Given information =>

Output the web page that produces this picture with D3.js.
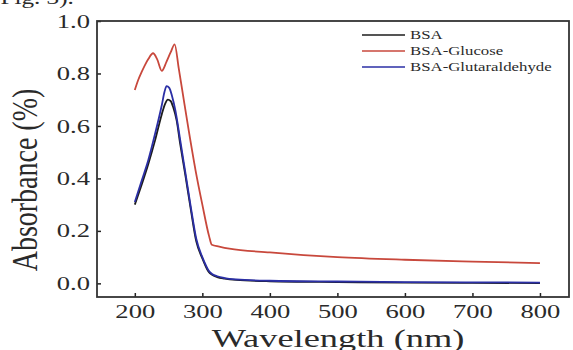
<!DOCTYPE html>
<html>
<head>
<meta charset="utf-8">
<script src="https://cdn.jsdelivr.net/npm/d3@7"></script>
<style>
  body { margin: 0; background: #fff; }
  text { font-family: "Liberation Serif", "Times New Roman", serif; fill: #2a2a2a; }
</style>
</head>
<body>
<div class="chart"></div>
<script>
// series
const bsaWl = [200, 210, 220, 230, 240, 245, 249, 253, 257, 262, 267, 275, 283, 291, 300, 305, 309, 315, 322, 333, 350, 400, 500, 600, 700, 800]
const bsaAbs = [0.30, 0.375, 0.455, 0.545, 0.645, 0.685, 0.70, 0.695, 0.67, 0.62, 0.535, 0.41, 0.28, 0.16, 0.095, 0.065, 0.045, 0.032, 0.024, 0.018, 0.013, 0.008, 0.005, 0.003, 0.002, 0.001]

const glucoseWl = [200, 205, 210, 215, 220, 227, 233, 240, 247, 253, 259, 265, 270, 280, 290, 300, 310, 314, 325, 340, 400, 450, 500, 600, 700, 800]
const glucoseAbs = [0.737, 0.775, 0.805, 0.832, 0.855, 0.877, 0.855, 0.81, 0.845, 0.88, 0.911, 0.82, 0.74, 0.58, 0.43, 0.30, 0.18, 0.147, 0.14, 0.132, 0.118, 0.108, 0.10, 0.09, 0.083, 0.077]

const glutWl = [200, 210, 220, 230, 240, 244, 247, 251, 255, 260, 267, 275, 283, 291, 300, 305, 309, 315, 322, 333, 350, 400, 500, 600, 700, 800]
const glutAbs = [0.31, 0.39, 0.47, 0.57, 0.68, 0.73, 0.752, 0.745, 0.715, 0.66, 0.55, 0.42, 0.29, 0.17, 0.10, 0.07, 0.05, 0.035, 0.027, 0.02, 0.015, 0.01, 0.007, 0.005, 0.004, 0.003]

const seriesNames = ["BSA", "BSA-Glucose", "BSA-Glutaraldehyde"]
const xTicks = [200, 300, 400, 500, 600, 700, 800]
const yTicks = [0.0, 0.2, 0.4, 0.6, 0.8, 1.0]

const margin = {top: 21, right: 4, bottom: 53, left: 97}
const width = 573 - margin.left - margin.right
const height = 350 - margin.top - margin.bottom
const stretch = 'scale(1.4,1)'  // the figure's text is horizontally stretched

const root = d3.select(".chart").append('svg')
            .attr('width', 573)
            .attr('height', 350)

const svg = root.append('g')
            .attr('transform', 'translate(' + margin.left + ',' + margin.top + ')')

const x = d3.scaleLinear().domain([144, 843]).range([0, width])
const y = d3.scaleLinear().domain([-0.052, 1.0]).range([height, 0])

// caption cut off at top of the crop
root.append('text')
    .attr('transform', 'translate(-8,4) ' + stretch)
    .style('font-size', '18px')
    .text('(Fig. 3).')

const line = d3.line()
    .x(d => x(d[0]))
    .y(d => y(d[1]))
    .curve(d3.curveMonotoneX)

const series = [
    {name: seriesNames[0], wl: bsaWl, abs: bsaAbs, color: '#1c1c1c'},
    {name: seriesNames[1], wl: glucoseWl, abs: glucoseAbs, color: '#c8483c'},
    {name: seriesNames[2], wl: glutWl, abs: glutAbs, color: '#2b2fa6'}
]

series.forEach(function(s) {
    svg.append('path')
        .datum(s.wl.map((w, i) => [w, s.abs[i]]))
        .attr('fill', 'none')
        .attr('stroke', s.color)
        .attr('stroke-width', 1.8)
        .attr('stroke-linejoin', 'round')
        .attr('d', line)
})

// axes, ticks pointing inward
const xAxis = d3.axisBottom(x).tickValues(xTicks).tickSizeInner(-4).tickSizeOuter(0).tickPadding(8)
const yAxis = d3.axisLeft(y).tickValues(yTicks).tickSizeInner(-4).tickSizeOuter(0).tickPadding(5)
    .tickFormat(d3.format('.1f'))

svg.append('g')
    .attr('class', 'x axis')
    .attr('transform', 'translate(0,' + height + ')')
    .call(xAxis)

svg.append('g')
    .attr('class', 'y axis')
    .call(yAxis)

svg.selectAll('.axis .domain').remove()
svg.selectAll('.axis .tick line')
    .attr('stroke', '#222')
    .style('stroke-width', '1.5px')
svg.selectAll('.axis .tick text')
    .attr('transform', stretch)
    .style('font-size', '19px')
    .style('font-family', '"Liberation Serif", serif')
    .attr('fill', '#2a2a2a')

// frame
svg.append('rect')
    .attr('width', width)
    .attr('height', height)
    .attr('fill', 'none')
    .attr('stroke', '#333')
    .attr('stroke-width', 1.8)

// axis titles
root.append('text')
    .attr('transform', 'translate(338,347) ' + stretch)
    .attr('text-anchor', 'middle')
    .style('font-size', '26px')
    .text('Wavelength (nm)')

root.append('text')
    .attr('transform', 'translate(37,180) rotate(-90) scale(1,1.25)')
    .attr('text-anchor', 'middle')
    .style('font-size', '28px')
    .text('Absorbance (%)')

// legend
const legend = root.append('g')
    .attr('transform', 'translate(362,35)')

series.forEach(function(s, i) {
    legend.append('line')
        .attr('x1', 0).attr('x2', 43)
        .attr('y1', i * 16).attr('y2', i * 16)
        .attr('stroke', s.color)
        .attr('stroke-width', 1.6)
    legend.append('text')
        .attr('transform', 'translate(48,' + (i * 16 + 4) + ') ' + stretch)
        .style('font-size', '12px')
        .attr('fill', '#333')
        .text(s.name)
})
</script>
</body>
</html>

Task brief => Copy out every line of the material above exactly, skipping the pictures.

Solution =>
Output the web page that produces this picture with D3.js.
<!DOCTYPE html>
<html>
<head>
<meta charset="utf-8">
<script src="https://cdn.jsdelivr.net/npm/d3@7"></script>
<style>
  body { margin: 0; background: #fff; }
  text { font-family: "Liberation Serif", "Times New Roman", serif; fill: #2a2a2a; }
</style>
</head>
<body>
<div class="chart"></div>
<script>
// series
const bsaWl = [200, 210, 220, 230, 240, 245, 249, 253, 257, 262, 267, 275, 283, 291, 300, 305, 309, 315, 322, 333, 350, 400, 500, 600, 700, 800]
const bsaAbs = [0.30, 0.375, 0.455, 0.545, 0.645, 0.685, 0.70, 0.695, 0.67, 0.62, 0.535, 0.41, 0.28, 0.16, 0.095, 0.065, 0.045, 0.032, 0.024, 0.018, 0.013, 0.008, 0.005, 0.003, 0.002, 0.001]

const glucoseWl = [200, 205, 210, 215, 220, 227, 233, 240, 247, 253, 259, 265, 270, 280, 290, 300, 310, 314, 325, 340, 400, 450, 500, 600, 700, 800]
const glucoseAbs = [0.737, 0.775, 0.805, 0.832, 0.855, 0.877, 0.855, 0.81, 0.845, 0.88, 0.911, 0.82, 0.74, 0.58, 0.43, 0.30, 0.18, 0.147, 0.14, 0.132, 0.118, 0.108, 0.10, 0.09, 0.083, 0.077]

const glutWl = [200, 210, 220, 230, 240, 244, 247, 251, 255, 260, 267, 275, 283, 291, 300, 305, 309, 315, 322, 333, 350, 400, 500, 600, 700, 800]
const glutAbs = [0.31, 0.39, 0.47, 0.57, 0.68, 0.73, 0.752, 0.745, 0.715, 0.66, 0.55, 0.42, 0.29, 0.17, 0.10, 0.07, 0.05, 0.035, 0.027, 0.02, 0.015, 0.01, 0.007, 0.005, 0.004, 0.003]

const seriesNames = ["BSA", "BSA-Glucose", "BSA-Glutaraldehyde"]
const xTicks = [200, 300, 400, 500, 600, 700, 800]
const yTicks = [0.0, 0.2, 0.4, 0.6, 0.8, 1.0]

const margin = {top: 21, right: 4, bottom: 53, left: 97}
const width = 573 - margin.left - margin.right
const height = 350 - margin.top - margin.bottom
const stretch = 'scale(1.4,1)'  // the figure's text is horizontally stretched

const root = d3.select(".chart").append('svg')
            .attr('width', 573)
            .attr('height', 350)

const svg = root.append('g')
            .attr('transform', 'translate(' + margin.left + ',' + margin.top + ')')

const x = d3.scaleLinear().domain([144, 843]).range([0, width])
const y = d3.scaleLinear().domain([-0.052, 1.0]).range([height, 0])

// caption cut off at top of the crop
root.append('text')
    .attr('transform', 'translate(-8,4) ' + stretch)
    .style('font-size', '18px')
    .text('(Fig. 3).')

const line = d3.line()
    .x(d => x(d[0]))
    .y(d => y(d[1]))
    .curve(d3.curveMonotoneX)

const series = [
    {name: seriesNames[0], wl: bsaWl, abs: bsaAbs, color: '#1c1c1c'},
    {name: seriesNames[1], wl: glucoseWl, abs: glucoseAbs, color: '#c8483c'},
    {name: seriesNames[2], wl: glutWl, abs: glutAbs, color: '#2b2fa6'}
]

series.forEach(function(s) {
    svg.append('path')
        .datum(s.wl.map((w, i) => [w, s.abs[i]]))
        .attr('fill', 'none')
        .attr('stroke', s.color)
        .attr('stroke-width', 1.8)
        .attr('stroke-linejoin', 'round')
        .attr('d', line)
})

// axes, ticks pointing inward
const xAxis = d3.axisBottom(x).tickValues(xTicks).tickSizeInner(-4).tickSizeOuter(0).tickPadding(8)
const yAxis = d3.axisLeft(y).tickValues(yTicks).tickSizeInner(-4).tickSizeOuter(0).tickPadding(5)
    .tickFormat(d3.format('.1f'))

svg.append('g')
    .attr('class', 'x axis')
    .attr('transform', 'translate(0,' + height + ')')
    .call(xAxis)

svg.append('g')
    .attr('class', 'y axis')
    .call(yAxis)

svg.selectAll('.axis .domain').remove()
svg.selectAll('.axis .tick line')
    .attr('stroke', '#222')
    .style('stroke-width', '1.5px')
svg.selectAll('.axis .tick text')
    .attr('transform', stretch)
    .style('font-size', '19px')
    .style('font-family', '"Liberation Serif", serif')
    .attr('fill', '#2a2a2a')

// frame
svg.append('rect')
    .attr('width', width)
    .attr('height', height)
    .attr('fill', 'none')
    .attr('stroke', '#333')
    .attr('stroke-width', 1.8)

// axis titles
root.append('text')
    .attr('transform', 'translate(338,347) ' + stretch)
    .attr('text-anchor', 'middle')
    .style('font-size', '26px')
    .text('Wavelength (nm)')

root.append('text')
    .attr('transform', 'translate(37,180) rotate(-90) scale(1,1.25)')
    .attr('text-anchor', 'middle')
    .style('font-size', '28px')
    .text('Absorbance (%)')

// legend
const legend = root.append('g')
    .attr('transform', 'translate(362,35)')

series.forEach(function(s, i) {
    legend.append('line')
        .attr('x1', 0).attr('x2', 43)
        .attr('y1', i * 16).attr('y2', i * 16)
        .attr('stroke', s.color)
        .attr('stroke-width', 1.6)
    legend.append('text')
        .attr('transform', 'translate(48,' + (i * 16 + 4) + ') ' + stretch)
        .style('font-size', '12px')
        .attr('fill', '#333')
        .text(s.name)
})
</script>
</body>
</html>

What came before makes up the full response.